In corn, the starch, poultry, bioethanol, other segments, all the 3 segments are pulling in demand. Therefore, you must have seen last 3, 4 years' time, if you look at the data available, corn area has gone up from, let's say, 9 million hectare to nearly 12 million hectare. Productivity has gone up from 2.8 metric ton per hectare to about 3.5, 3.6 metric ton per hectare. Global average is about 6 to 7 metric ton per hectare. We have a miles to go, and all this data is available for good seed companies to breed good hybrids and release to the marketplace. So very robust future here going forward.
Maybe I too will share some thoughts on why India is such an attractive market without specifically talking of this year's guidance. I think that's futile. Fundamentally, India is a very fragmented market, and farmers face a lot of information asymmetry. In this context, any company that can deliver consistent quality, as UPL has, and which has brands that are trusted, as UPL has and is building, will continue to gain the trust and affection of farmers. We are in a very good plane here, and our strategy is exactly tuned to serving those needs. It's extremely unlike large farm-farmer markets like U.S. and Brazil. The second thing is there is a very large informal sector, right? There's a very large informal turnover, and that will change over time. As farmers get savvier, that'll change.
There's a very large value that should eventually shift to more formal, trusted brands, and our job would be to accelerate that. I'll leave it at that. Thank you.

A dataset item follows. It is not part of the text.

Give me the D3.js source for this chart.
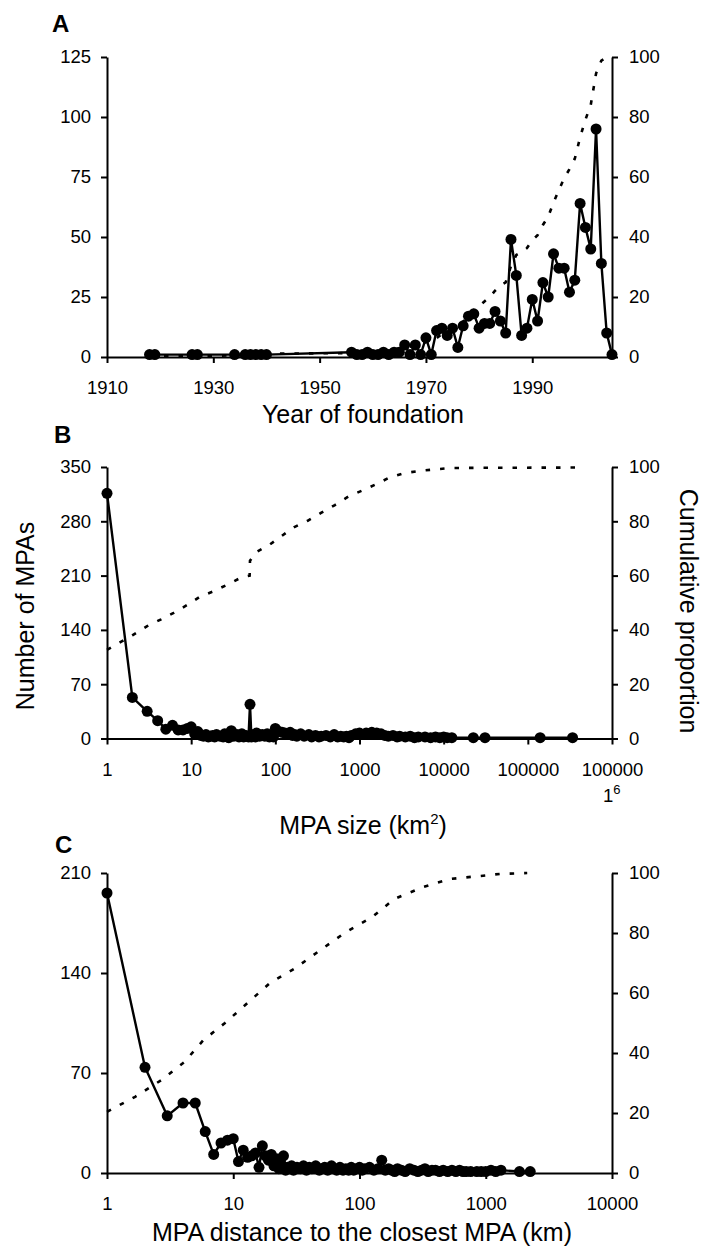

Thanks, Ravi. In the interest of time, we just have scope for one further question, if there's any. In case if there are any raised hands, I don't see any. Thank you all, ladies and gentlemen, for joining us in person or remotely through webcast. Thank you for your insightful questions and going through the presentation that we presented today. Thank you, the leadership team of UPL, for answering the questions, and we hope this has been a very fruitful, insightful questions, session for you all. Please join us outside for high tea and networking. We hereby conclude the main event today. Yeah. Thank you. Thank you so much. Thank you.